After the record output of 2016 there was a slight drop in output the following year, but there were still seven new titles. We have reviewed Harry Graham – The Little Dasher, A Singular Man – Bevan Congdon, The Skipper’s Diary, The Kid From Coraki and Cricket in Verse, and I have already mentioned Cattlin’s booklet concerning Trumper and the Chatswood Oval. Finally, and again on the subject of the great stylist, is What They Said About Victor Trumper. All of the books, except the leather bound version of the Harry Graham are still available.

There was something of a lull in 2018 with only two releases. Firstly Stephen Walters was the author of A Forgotten Adventure. The book is an account of the Australians’ visit to New Zealand in 1945/46 during which the first ever Test between the two countries (and the last for nearly thirty years) was played. In their first innings New Zealand were dismissed for 42, and to reflect that in addition to a standard paperback there was a leather-bound limited edition of 42 copies signed by Walters, five descendants of the participants and Jack D’Arcy, who was to play five Tests for New Zealand in England in 1958. The second was Boys, Briars and a Continuing Sporting Tradition by Cardwell, a history of the Briars club from Sydney.

So far in 2019 there have been three new books. The first was From Bradman to Kohli by Kersi Meher-Homji, a history of Test match cricket between India and Australia. The last few weeks have seen the publication of Touring With Bradman, David Frith’s book showcasing Alec Hurwood’s diary from the 1930 Ashes series and Cardwell’s The Tied Test in Madras.

What is yet to come from the CPC this year? As regular readers of my six monthly articles will know many releases have been mooted in recent years, all of which it is hoped will arrive with us at some point but the next ‘cab off the rank’ is likely to be a biography of Ted Badcock, an all-rounder who played in seven of New Zealand’s first eight home Tests. That should be followed by biographies of D’Arcy, he of the 1958 New Zealanders and another New Zealander, Stewie Dempster, the latter written by Bill Francis.
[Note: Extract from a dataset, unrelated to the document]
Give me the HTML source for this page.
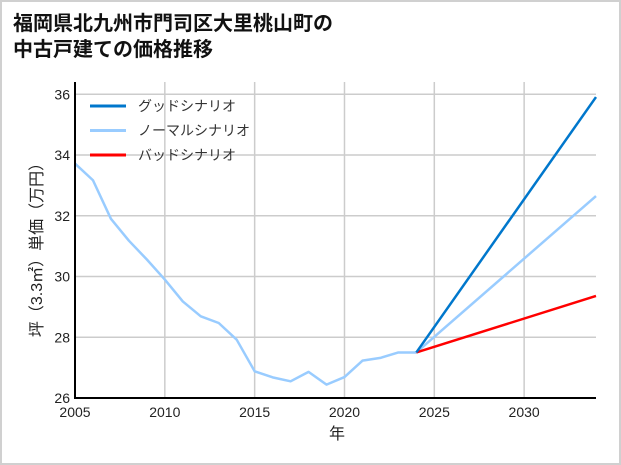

Also due is the next book about Victor Trumper and an individual venues, this time Crown Street School, on this occasion Messrs Cardwell and Cattlin sharing the writing duties.

And then it will be 2020.……………..

* Lest there be any doubt Ronald is a lawyer turned accountant who now specialises in insolvency and forensic work. Cricket research, writing and publishing are pastimes that can sadly therefore only occupy his free time.

**I understand this is a nom de plume of Mr Cardwell himself, chosen as a nod in the direction of Arthur Morris and Brian Booth.